Booking Qatar Airways QSuites: Using Cathay Pacific Asia Miles Instead of American AAdvantage
The last redemption is Qatar Airways’ QSuites, one of the most high-demand business class products in the world. While technically not a first class product, it’s the best business class in the world, rivaling most first class products. With such an aspirational product, these tickets are booked quickly, even though Qatar Airways releases lots of award space.
Hot Tip: Qatar Airways is booked primarily with AAdvantage miles, though there are a number of other ways to do so. Check out our best ways to book QSuites with points and miles!
Unfortunately, AAdvantage can only look 331 days in advance and by that time, much of the award space may be dried up. One of the best ways to skirt this is by using Cathay Pacific Asia Miles to book up to 360 days in advance. The miles cost is relatively reasonable and the 29-day advantage can be the difference between a confirmed seat in the best business class in the world and a bunch of points you’re sitting on.

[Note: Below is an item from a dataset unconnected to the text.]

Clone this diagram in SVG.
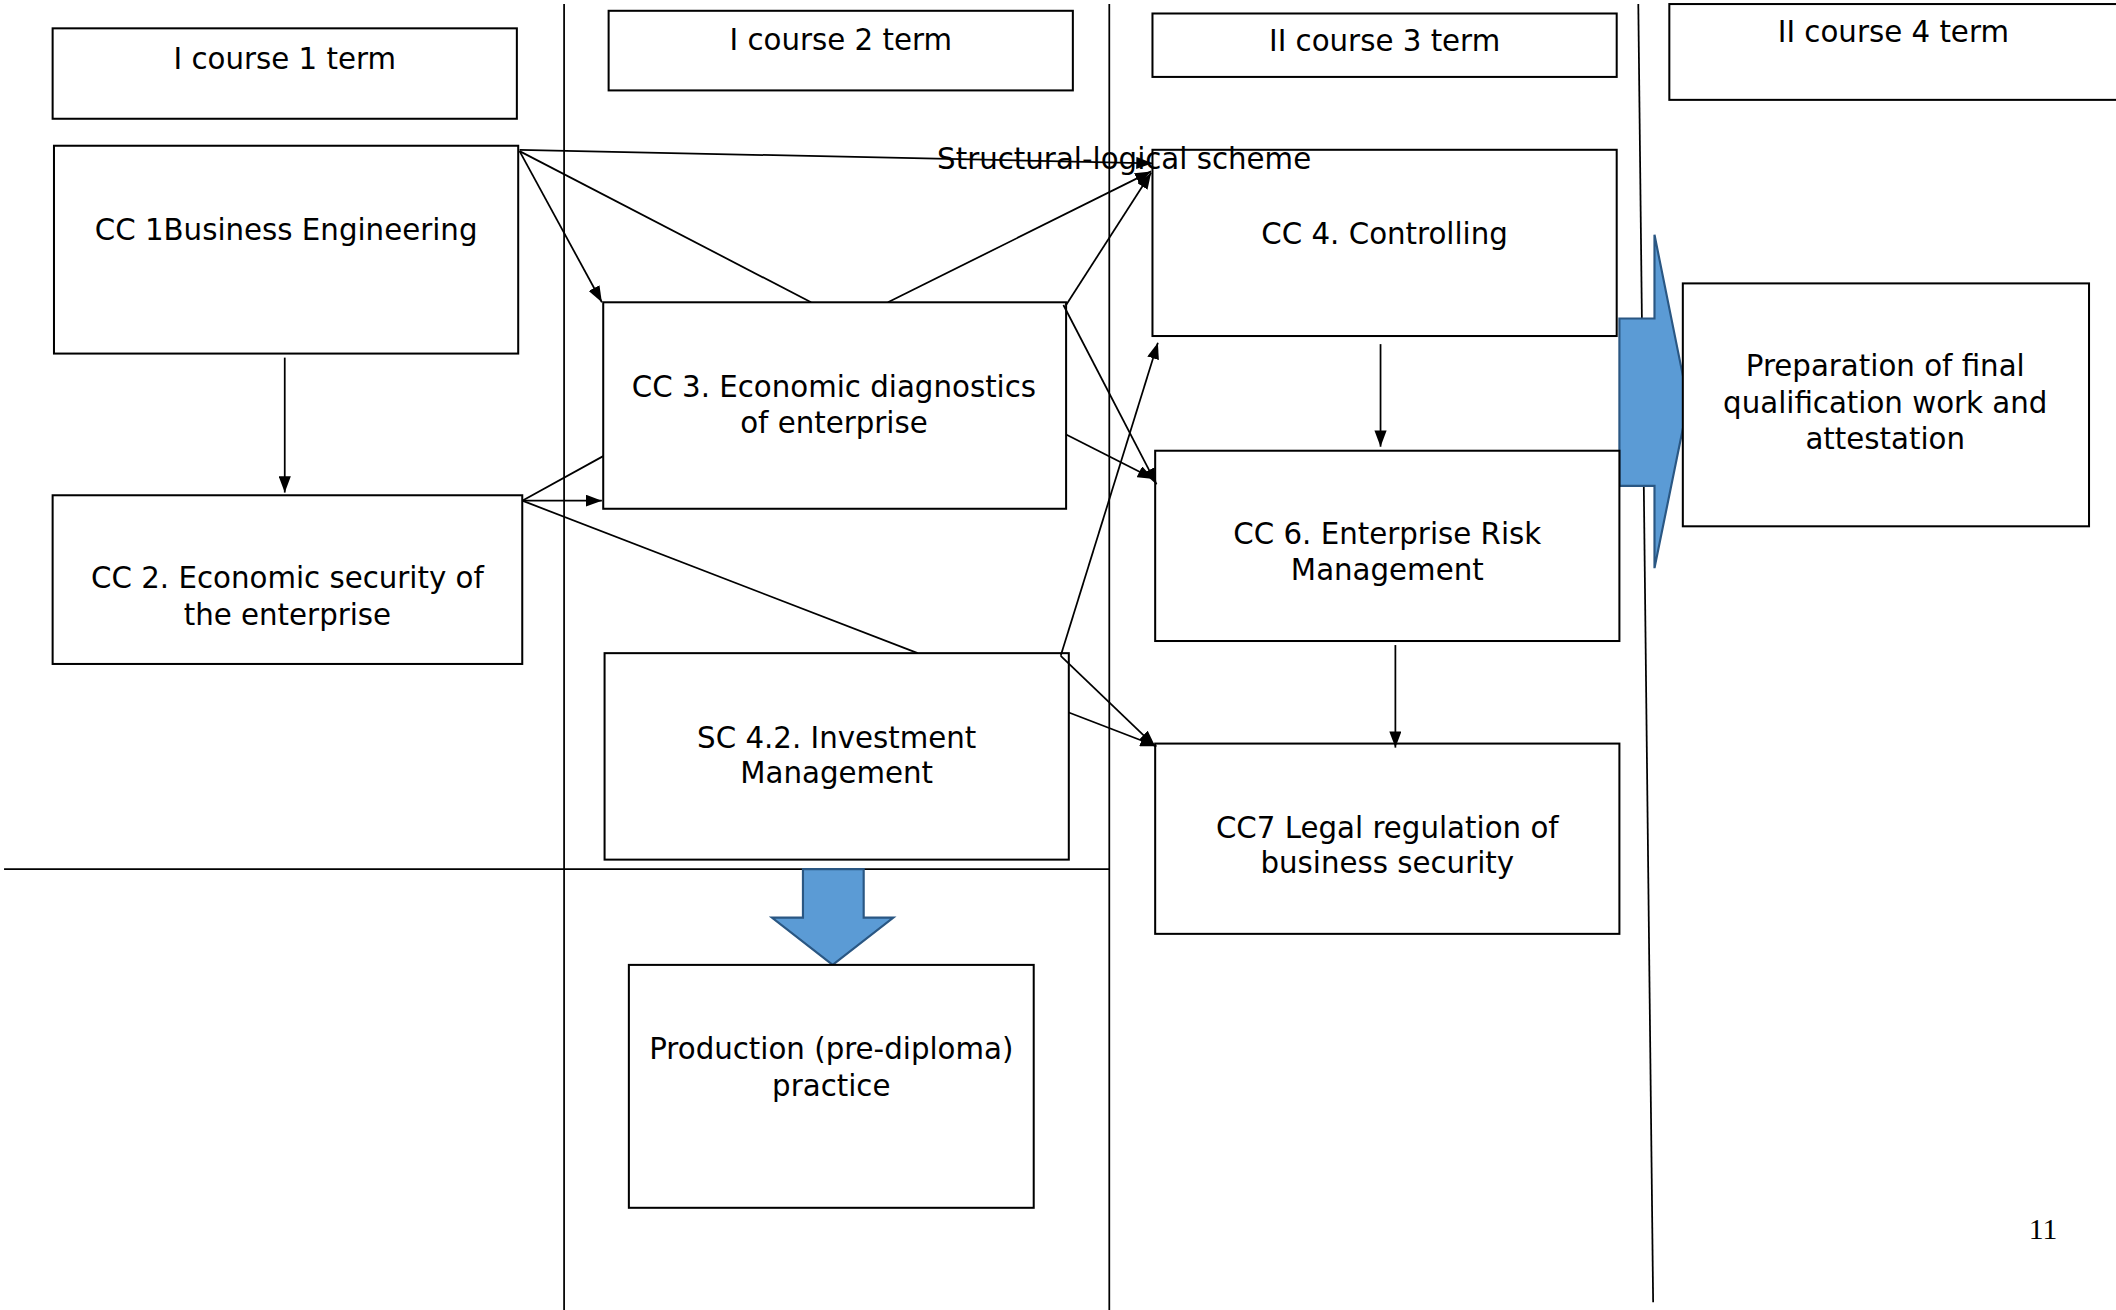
<svg xmlns="http://www.w3.org/2000/svg" width="2116" height="1310" viewBox="0 0 2116 1310">
<defs>
<marker id="ah" markerUnits="userSpaceOnUse" markerWidth="12" markerHeight="9" refX="12" refY="4.5" orient="auto">
<path d="M0,0 L12,4.5 L0,9 z" fill="#000"/>
</marker>
<style>
.box{fill:#fff;stroke:#000;stroke-width:1.5}
.t{font-family:"DejaVu Sans","Verdana",sans-serif;font-size:21.7px;fill:#000;text-anchor:middle}
.ln{stroke:#000;stroke-width:1.3;fill:none}
.c{stroke:#000;stroke-width:1.3;fill:none}
.ca{stroke:#000;stroke-width:1.3;fill:none;marker-end:url(#ah)}
.big{fill:#5B9BD5;stroke:#2A5783;stroke-width:1.6}
</style>
</defs>
<rect width="2116" height="1310" fill="#fff"/>
<g transform="scale(1.3495)">
<g id="grid">
<line class="ln" x1="418" y1="3" x2="418" y2="971"/>
<line class="ln" x1="822" y1="3" x2="822" y2="971"/>
<line class="ln" x1="1214" y1="3" x2="1225" y2="965"/>
<line class="ln" x1="3" y1="644" x2="822" y2="644"/>
</g>
<g id="term1"><rect class="box" x="39" y="21" width="344" height="67"/><text class="t" x="211" y="51">I course 1 term</text></g>
<g id="term2"><rect class="box" x="451" y="8" width="344" height="59"/><text class="t" x="623" y="37">I course 2 term</text></g>
<g id="term3"><rect class="box" x="854" y="10" width="344" height="47"/><text class="t" x="1026" y="38">II course 3 term</text></g>
<g id="term4"><rect class="box" x="1237" y="3" width="345" height="71"/><text class="t" x="1403" y="31">II course 4 term</text></g>
<g id="arrow-right"><path class="big" d="M1200,236 L1226,236 L1226,174 L1251,298 L1226,421 L1226,360 L1200,360 z"/></g>
<g id="arrow-down"><path class="big" d="M595,644 L640,644 L640,680 L662,680 L617,715 L572,680 L595,680 z"/></g>
<g id="cc1"><rect class="box" x="40" y="108" width="344" height="154"/><text class="t" x="212" y="178">CC 1Business Engineering</text></g>
<g id="cc2"><rect class="box" x="39" y="367" width="348" height="125"/><text class="t" x="213" y="436">CC 2. Economic security of</text><text class="t" x="213" y="463">the enterprise</text></g>
<g id="cc3"><rect class="box" x="447" y="224" width="343" height="153"/><text class="t" x="618" y="294">CC 3. Economic diagnostics</text><text class="t" x="618" y="321">of enterprise</text></g>
<g id="sc42"><rect class="box" x="448" y="484" width="344" height="153"/><text class="t" x="620" y="554">SC 4.2. Investment</text><text class="t" x="620" y="580">Management</text></g>
<g id="practice"><rect class="box" x="466" y="715" width="300" height="180"/><text class="t" x="616" y="785">Production (pre-diploma)</text><text class="t" x="616" y="812">practice</text></g>
<g id="cc4"><rect class="box" x="854" y="111" width="344" height="138"/><text class="t" x="1026" y="181">CC 4. Controlling</text></g>
<g id="cc6"><rect class="box" x="856" y="334" width="344" height="141"/><text class="t" x="1028" y="403">CC 6. Enterprise Risk</text><text class="t" x="1028" y="430">Management</text></g>
<g id="cc7"><rect class="box" x="856" y="551" width="344" height="141"/><text class="t" x="1028" y="621">CC7 Legal regulation of</text><text class="t" x="1028" y="647">business security</text></g>
<g id="final"><rect class="box" x="1247" y="210" width="301" height="180"/><text class="t" x="1397" y="279">Preparation of final</text><text class="t" x="1397" y="306">qualification work and</text><text class="t" x="1397" y="333">attestation</text></g>
<g id="connectors">
<line class="ca" x1="385" y1="111" x2="854" y2="121"/>
<line class="ca" x1="385" y1="112" x2="446" y2="224"/>
<line class="c" x1="385" y1="112" x2="601" y2="224"/>
<line class="ca" x1="658" y1="224" x2="853" y2="127"/>
<line class="ca" x1="790" y1="226" x2="853" y2="128"/>
<line class="ca" x1="788" y1="226" x2="857" y2="359"/>
<line class="ca" x1="790" y1="322" x2="855" y2="355"/>
<line class="ca" x1="387" y1="371" x2="446" y2="371"/>
<line class="c" x1="387" y1="371" x2="447" y2="338"/>
<line class="c" x1="387" y1="371" x2="680" y2="484"/>
<line class="ca" x1="786" y1="486" x2="858" y2="254"/>
<line class="ca" x1="786" y1="486" x2="856" y2="553"/>
<line class="ca" x1="792" y1="528" x2="857" y2="553"/>
<line class="ca" x1="211" y1="265" x2="211" y2="365"/>
<line class="ca" x1="1023" y1="255" x2="1023" y2="331"/>
<line class="ca" x1="1034" y1="478" x2="1034" y2="554"/>
</g>
<g id="title"><text class="t" x="833" y="125">Structural-logical scheme</text></g>
<g id="page"><text x="1514" y="918" font-family="Liberation Serif, serif" font-size="22" text-anchor="middle" fill="#000">11</text></g>
</g>
</svg>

Asia Miles charges 75,000 miles one-way compared to AAdvantage’s 70,000 miles one-way on these routes:
- Doha (DOH) – Boston (BOS)
- Doha (DOH) – Philadelphia (PHL)
- Doha (DOH) – New York City (JFK)
- Doha (DOH) – Washington, D.C. (IAD)
- Doha (DOH) – Chicago (ORD)
- Doha (DOH) – Dallas (DFW)
Here are a couple of routes where the mileage cost for Asia Miles is slightly higher at 90,000 miles each way, due to their distance-based award scheme:
- Doha (DOH) – Houston (IAH)
- Doha (DOH) – Los Angeles (LAX)
Bottom Line: Booking QSuites using Asia Miles is one of the most underrated booking methods out there. The mileage difference between AAdvantage and Asia Miles is generally not that bad, and you enjoy more transfer partners with Asia Miles than with AAdvantage. Plus, get a 29-day head start when using Asia Miles!
Overall, there is a ton of variance with how far out airlines load flights into their systems. These typically don’t change over time, and the generally accepted range is anywhere from 330 days to 362 days in advance. Airlines such as JetBlue and Southwest are out of the scope of this guide since they tend to have variable award calendar loading schedules.
Understanding each airline’s award calendar has a dramatic effect on your ability to book first and business class flights. At times, you can book an entire month before others when strategically using airline loyalty programs.
Now, you have an idea of when award seats open up!